Le juge des référés du Conseil d’Etat estime que « ses propos antisémites, tenus depuis plusieurs années lors de nombreuses conférences largement diffusées, ainsi que son discours sur l’infériorité de la femme et sa soumission à l’homme constituent des actes de provocation explicite et délibérée à la discrimination ou à la haine justifiant la décision d’expulsion. Il considère par ailleurs que cette décision ne porte pas une atteinte grave et manifestement illégale à la vie privée et familiale de M. Iquioussen », explique la plus haute juridiction administrative française dans son communiqué.

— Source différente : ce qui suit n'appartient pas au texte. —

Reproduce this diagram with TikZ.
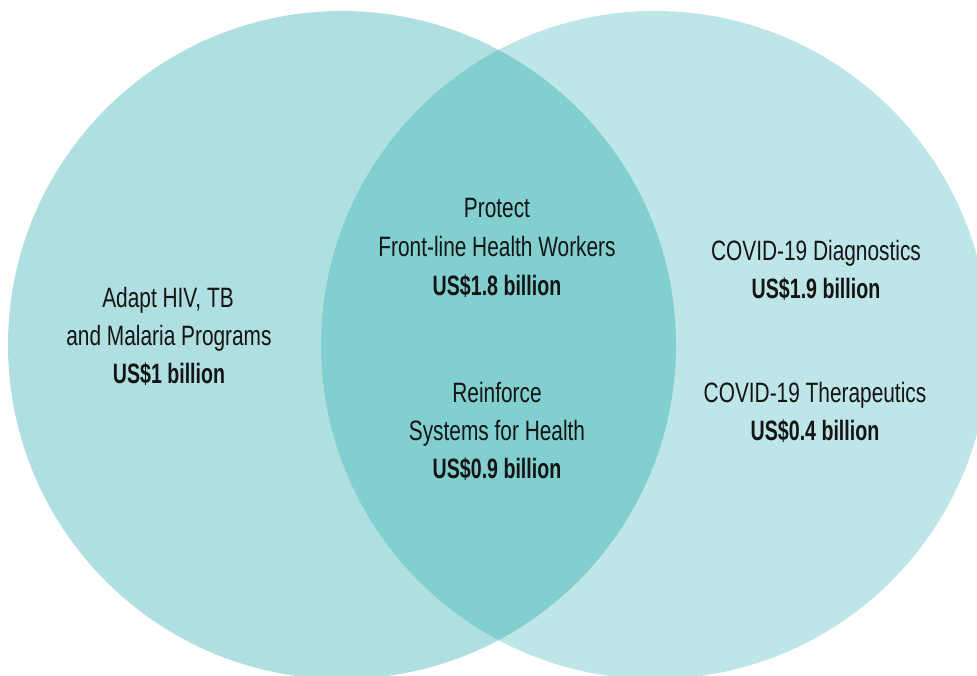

Quelles sont les suites possibles de l’affaire ?

Ce mercredi après-midi, le préfet du Nord, Georges-François Leclerc, a confirmé que deux « visites domiciliaires » ont été effectuées, mardi, à Lourches, dans le Nord, dès que la décision du Conseil d’Etat a été rendue. Des visites « dans des lieux ou Hassan Iquioussen était susceptible de se trouver », infructueuses alors même que ces endroits étaient surveillés par la police. « Dès lors, puisqu’il s’est soustrait à la mesure d’expulsion alors qu’il en était avisé, M. Iquioussen a été considéré comme un délinquant et la procédure administrative est devenue une procédure judiciaire », a ajouté le représentant de l’Etat, précisant que le scénario d’une « fuite en Belgique » était privilégié.

A cause de sa fuite, Hassan Iquioussen a été inscrit au Fichier des personnes recherchées (FPR). Il risque trois ans de prison pour s’être soustrait à son interpellation. L’imam devrait toutefois continuer les procédures et les recours judiciaires. « Le combat judiciaire continue, le tribunal administratif de Paris sera amené à se pencher sur le fond du dossier prochainement et Hassan Iquioussen étudie la possibilité de saisir de nouveau la CEDH », a annoncé Me Lucie Simon, son avocate.

La Cour européenne des droits humains (CEDH) avait refusé de suspendre l’expulsion début août, expliquant qu’elle n’accordait des mesures provisoires de suspension « qu’à titre exceptionnel », lorsque le requérant était exposé « à un risque réel de dommages irréparables ».